SportsHHI: A Dataset for Human-Human Interaction Detection in Sports Videos
Tao Wu, Runyu He, Gangshan Wu, Limin Wang
TL;DR
This paper introduces SportsHHI, a dataset and task for video human-human interaction detection in sports, addressing the lack of high-level multi-person interaction definitions in existing datasets. It defines 34 interaction classes across basketball and volleyball and provides richly annotated keyframes with extensive human bounding boxes and interaction instances to facilitate spatio-temporal reasoning. A two-stage baseline leveraging motion, context, and relative-position cues, plus information exchange among proposals, demonstrates the importance of temporal dynamics and detailed action modeling, with VideoMAE-based backbones yielding notable gains. The work positions SportsHHI as a benchmark to spur advances in explicit human-human interaction understanding in videos and the development of robust spatio-temporal context modeling techniques.
Abstract
Video-based visual relation detection tasks, such as video scene graph generation, play important roles in fine-grained video understanding.
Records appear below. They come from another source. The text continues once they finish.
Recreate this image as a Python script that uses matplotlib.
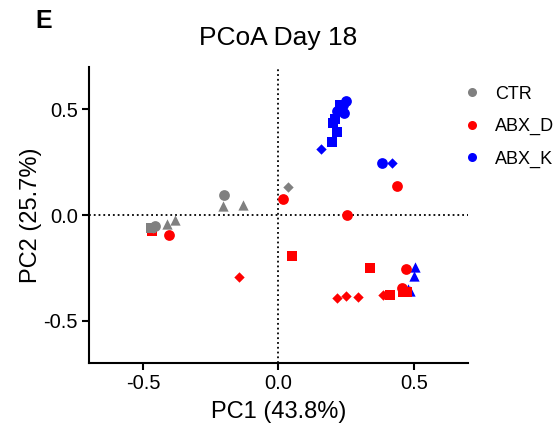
import matplotlib.pyplot as plt
from matplotlib.lines import Line2D

plt.rcParams['font.family'] = ['Liberation Sans', 'DejaVu Sans']

# PCoA coordinates, grouped by treatment and marker shape
ctr_circle_x = [-0.199, -0.455]
ctr_circle_y = [0.096, -0.050]
ctr_square_x = [-0.470]
ctr_square_y = [-0.060]
ctr_triangle_x = [-0.206, -0.129, -0.412, -0.382]
ctr_triangle_y = [0.045, 0.049, -0.040, -0.021]
ctr_diamond_x = [0.037, -0.462]
ctr_diamond_y = [0.134, -0.062]

abxd_circle_x = [0.018, 0.254, 0.4375, -0.404, 0.470, 0.456]
abxd_circle_y = [0.078, 0.000, 0.138, -0.092, -0.256, -0.345]
abxd_square_x = [0.050, 0.338, 0.412, 0.460, 0.474, -0.467]
abxd_square_y = [-0.195, -0.251, -0.378, -0.364, -0.364, -0.077]
abxd_diamond_x = [-0.147, 0.217, 0.250, 0.294, 0.386]
abxd_diamond_y = [-0.293, -0.392, -0.383, -0.387, -0.378]

abxk_circle_x = [0.250, 0.239, 0.217, 0.243, 0.382]
abxk_circle_y = [0.538, 0.523, 0.495, 0.481, 0.246]
abxk_square_x = [0.228, 0.210, 0.202, 0.217, 0.199]
abxk_square_y = [0.520, 0.453, 0.434, 0.392, 0.345]
abxk_triangle_x = [0.504, 0.500, 0.480, 0.487]
abxk_triangle_y = [-0.246, -0.289, -0.350, -0.360]
abxk_diamond_x = [0.158, 0.419]
abxk_diamond_y = [0.312, 0.246]

groups = ['CTR', 'ABX_D', 'ABX_K']
colors = {'CTR': '#808080', 'ABX_D': '#ff0000', 'ABX_K': '#0000ff'}

fig = plt.figure(figsize=(5.55, 4.28), dpi=100)
ax = fig.add_axes([0.16, 0.152, 0.683, 0.691])

ax.axhline(0, color='black', linestyle=':', linewidth=1.3, zorder=1)
ax.axvline(0, color='black', linestyle=':', linewidth=1.3, zorder=1)

# blue first, then red, then gray on top
c = colors['ABX_K']
ax.scatter(abxk_triangle_x, abxk_triangle_y, marker='^', s=55, color=c, lw=0, zorder=3)
ax.scatter(abxk_square_x, abxk_square_y, marker='s', s=50, color=c, lw=0, zorder=3)
ax.scatter(abxk_circle_x, abxk_circle_y, marker='o', s=60, color=c, lw=0, zorder=3)
ax.scatter(abxk_diamond_x, abxk_diamond_y, marker='D', s=28, color=c, lw=0, zorder=3)

c = colors['ABX_D']
ax.scatter(abxd_square_x, abxd_square_y, marker='s', s=50, color=c, lw=0, zorder=4)
ax.scatter(abxd_circle_x, abxd_circle_y, marker='o', s=60, color=c, lw=0, zorder=4)
ax.scatter(abxd_diamond_x, abxd_diamond_y, marker='D', s=28, color=c, lw=0, zorder=4)

c = colors['CTR']
ax.scatter(ctr_square_x, ctr_square_y, marker='s', s=50, color=c, lw=0, zorder=5)
ax.scatter(ctr_circle_x, ctr_circle_y, marker='o', s=60, color=c, lw=0, zorder=5)
ax.scatter(ctr_triangle_x, ctr_triangle_y, marker='^', s=55, color=c, lw=0, zorder=5)
ax.scatter(ctr_diamond_x, ctr_diamond_y, marker='D', s=28, color=c, lw=0, zorder=5)

ax.set_xlim(-0.7, 0.7)
ax.set_ylim(-0.7, 0.7)
ax.set_xticks([-0.5, 0.0, 0.5])
ax.set_yticks([-0.5, 0.0, 0.5])
ax.set_xticklabels(['-0.5', '0.0', '0.5'])
ax.set_yticklabels(['-0.5', '0.0', '0.5'])
ax.spines['top'].set_visible(False)
ax.spines['right'].set_visible(False)
ax.spines['left'].set_linewidth(1.5)
ax.spines['bottom'].set_linewidth(1.5)
ax.tick_params(width=1.5, length=5, labelsize=14.5, pad=3)

ax.set_xlabel('PC1 (43.8%)', fontsize=17, labelpad=6)
ax.set_ylabel('PC2 (25.7%)', fontsize=17, labelpad=1)
ax.set_title('PCoA Day 18', fontsize=19, pad=16)
fig.text(0.063, 0.952, 'E', fontsize=18, fontweight='bold', va='center')

handles = [Line2D([], [], marker='o', linestyle='', markersize=6.5,
                  markerfacecolor=colors[g], markeredgewidth=0) for g in groups]
ax.legend(handles, groups, loc='upper left', bbox_to_anchor=(0.987, 0.938),
          frameon=False, fontsize=13, handlelength=0.95, handletextpad=0.85,
          labelspacing=0.85, borderaxespad=0, borderpad=0)

fig.savefig('out.png', dpi=100)
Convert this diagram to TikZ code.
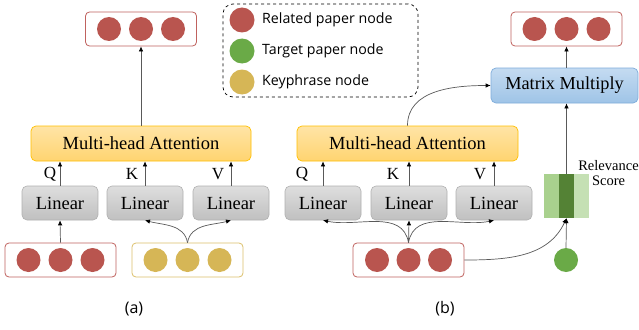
\documentclass[tikz,border=0pt]{standalone}
\usepackage{fontspec}
\setmainfont{Liberation Serif}
\newfontfamily\legendfont{Open Sans}
\usetikzlibrary{arrows.meta}
\definecolor{nodered}{HTML}{B9554F}
\definecolor{nodeyellow}{HTML}{D6B656}
\definecolor{nodegreen}{HTML}{6AAA47}
\definecolor{boxred}{HTML}{C0625E}
\definecolor{boxyellow}{HTML}{DCC06A}
\definecolor{linecol}{HTML}{595959}
\definecolor{attBorder}{HTML}{FFC000}
\definecolor{attTop}{HTML}{FFE4A6}
\definecolor{attBot}{HTML}{FFD470}
\definecolor{linTop}{HTML}{DEDEDE}
\definecolor{linBot}{HTML}{C0C0C0}
\definecolor{linBorder}{HTML}{B0B0B0}
\definecolor{mmTop}{HTML}{C4DBF1}
\definecolor{mmBot}{HTML}{9FC4E7}
\definecolor{mmBorder}{HTML}{7EACDB}
\definecolor{barA}{HTML}{A9D18E}
\definecolor{barB}{HTML}{548235}
\definecolor{barC}{HTML}{C5E0B4}
\tikzset{
  dot/.style={circle, minimum size=24pt, inner sep=0pt, draw=none},
  reddot/.style={dot, fill=nodered},
  yellowdot/.style={dot, fill=nodeyellow},
  greendot/.style={dot, fill=nodegreen},
  vecbox/.style={draw, line width=0.8pt, rounded corners=4pt, minimum width=111pt, minimum height=34pt, inner sep=0pt, fill=white},
  redvec/.style={vecbox, draw=boxred},
  yellowvec/.style={vecbox, draw=boxyellow},
  attbox/.style={draw=attBorder, rounded corners=5pt, line width=0.7pt, minimum width=220pt, minimum height=35pt, inner sep=0pt,
     top color=attTop, bottom color=attBot, font=\fontsize{18.5}{20}\selectfont},
  linbox/.style={draw=linBorder, rounded corners=5pt, line width=0.6pt, minimum width=76pt, minimum height=34pt, inner sep=0pt,
     top color=linTop, bottom color=linBot, font=\fontsize{18.5}{20}\selectfont},
  mmbox/.style={draw=mmBorder, rounded corners=5pt, line width=0.7pt, minimum width=147pt, minimum height=35pt, inner sep=0pt,
     top color=mmTop, bottom color=mmBot, font=\fontsize{18.3}{20}\selectfont},
  arr/.style={draw=linecol, line width=0.7pt, -{Latex[length=5pt,width=4.5pt,color=black]}},
  qkv/.style={font=\fontsize{17}{18}\selectfont, inner sep=0pt},
  legtext/.style={font=\legendfont\fontsize{14.2}{15}\selectfont, anchor=west, inner sep=0pt},
  bar/.style={minimum width=15pt, minimum height=44pt, inner sep=0pt, draw=none},
  caption/.style={font=\legendfont\fontsize{16}{18}\selectfont}
}
\begin{document}
\begin{tikzpicture}[x=1pt,y=-1pt]
\useasboundingbox[fill=white] (0,0) rectangle (639,329);

% ---------- panel (a) ----------
\node[redvec] (outA) at (141,29) {};
\node[reddot] (oa1) at (109,29) {};
\node[reddot] (oa2) at (141,29) {};
\node[reddot] (oa3) at (173,29) {};

\node[attbox] (mhaA) at (141,143.5) {Multi-head Attention};
\node[linbox] (linA1) at (60,203) {Linear};
\node[linbox] (linA2) at (145,203) {Linear};
\node[linbox] (linA3) at (231,203) {Linear};

\node[redvec] (inA1) at (60.5,260) {};
\node[reddot] (ia1) at (28.5,260) {};
\node[reddot] (ia2) at (60.5,260) {};
\node[reddot] (ia3) at (92.5,260) {};
\node[yellowvec] (inA2) at (187.5,260) {};
\node[yellowdot] (ya1) at (155.5,260) {};
\node[yellowdot] (ya2) at (187.5,260) {};
\node[yellowdot] (ya3) at (219.5,260) {};

\draw[arr] (linA1.north) -- (linA1.north |- mhaA.south);
\draw[arr] (linA2.north) -- (linA2.north |- mhaA.south);
\draw[arr] (linA3.north) -- (linA3.north |- mhaA.south);
\node[qkv] (qa) at (50,174) {Q};
\node[qkv] (ka) at (132,174) {K};
\node[qkv] (va) at (218,174) {V};
\draw[arr] (mhaA.north) -- (outA.south);
\draw[arr] (inA1.north) -- (linA1.south);
\draw[arr] (inA2.north) to[out=100,in=-15] (linA2.south);
\draw[arr] (inA2.north) to[out=80,in=195] (linA3.south);
\node[caption] (capA) at (134,309) {(a)};

% ---------- legend ----------
\node[draw, dashed, line width=0.7pt, rounded corners=10pt, minimum width=195pt, minimum height=93pt, inner sep=0pt] (legend) at (320.5,50.5) {};
\node[reddot, minimum size=25pt] (lg1) at (242,20) {};
\node[greendot, minimum size=25pt] (lg2) at (242,51) {};
\node[yellowdot, minimum size=25pt] (lg3) at (242,82) {};
\node[legtext] (lt1) at (262,20) {Related paper node};
\node[legtext] (lt2) at (262,51) {Target paper node};
\node[legtext] (lt3) at (262,82) {Keyphrase node};

% ---------- panel (b) ----------
\node[attbox, minimum width=221pt] (mhaB) at (407.5,143.5) {Multi-head Attention};
\node[linbox] (linB1) at (323,203) {Linear};
\node[linbox] (linB2) at (409,203) {Linear};
\node[linbox] (linB3) at (494,203) {Linear};

\node[redvec] (inB) at (408.5,260) {};
\node[reddot] (ib1) at (377,260) {};
\node[reddot] (ib2) at (408.5,260) {};
\node[reddot] (ib3) at (440,260) {};

\node[greendot] (tgt) at (566,260) {};
\node[bar, fill=barA] (barL) at (551.5,196) {};
\node[bar, fill=barB] (barM) at (566.5,196) {};
\node[bar, fill=barC] (barR) at (581.5,196) {};
\node[font=\fontsize{14.5}{15}\selectfont, align=center, inner sep=0pt] (rel) at (608.5,173) {Relevance\\Score};

\node[mmbox] (mm) at (564.5,85.5) {Matrix Multiply};
\node[redvec] (outB) at (566.5,29) {};
\node[reddot] (ob1) at (534.5,29) {};
\node[reddot] (ob2) at (566.5,29) {};
\node[reddot] (ob3) at (598.5,29) {};

\draw[arr] (linB1.north) -- (linB1.north |- mhaB.south);
\draw[arr] (linB2.north) -- (linB2.north |- mhaB.south);
\draw[arr] (linB3.north) -- (linB3.north |- mhaB.south);
\node[qkv] (qb) at (302,174) {Q};
\node[qkv] (kb) at (393,174) {K};
\node[qkv] (vb) at (480,174) {V};

\draw[arr] (inB.north) -- (linB2.south);
\draw[arr] (inB.north) to[out=100,in=-12] (linB1.south);
\draw[arr] (inB.north) to[out=80,in=192] (linB3.south);
\draw[arr] (inB.east) to[out=0,in=245] (barM.south);
\draw[arr] (tgt.north) -- (barM.south);
\draw[arr] (barM.north) -- (barM.north |- mm.south);
\draw[arr] (mm.north -| outB.south) -- (outB.south);
\draw[arr] (mhaB.north) to[out=90,in=180] (mm.west);
\node[caption] (capB) at (445,309) {(b)};
\end{tikzpicture}
\end{document}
However, current video visual relation detection datasets have two main limitations that hinder the progress of research in this area. First, they do not explore complex human-human interactions in multi-person scenarios. Second, the relation types of existing datasets have relatively low-level semantics and can be often recognized by appearance or simple prior information, without the need for detailed spatio-temporal context reasoning. Nevertheless, comprehending high-level interactions between humans is crucial for understanding complex multi-person videos, such as sports and surveillance videos. To address this issue, we propose a new video visual relation detection task: video human-human interaction detection, and build a dataset named SportsHHI for it. SportsHHI contains 34 high-level interaction classes from basketball and volleyball sports. 118,075 human bounding boxes and 50,649 interaction instances are annotated on 11,398 keyframes. To benchmark this, we propose a two-stage baseline method and conduct extensive experiments to reveal the key factors for a successful human-human interaction detector. We hope that SportsHHI can stimulate research on human interaction understanding in videos and promote the development of spatio-temporal context modeling techniques in video visual relation detection.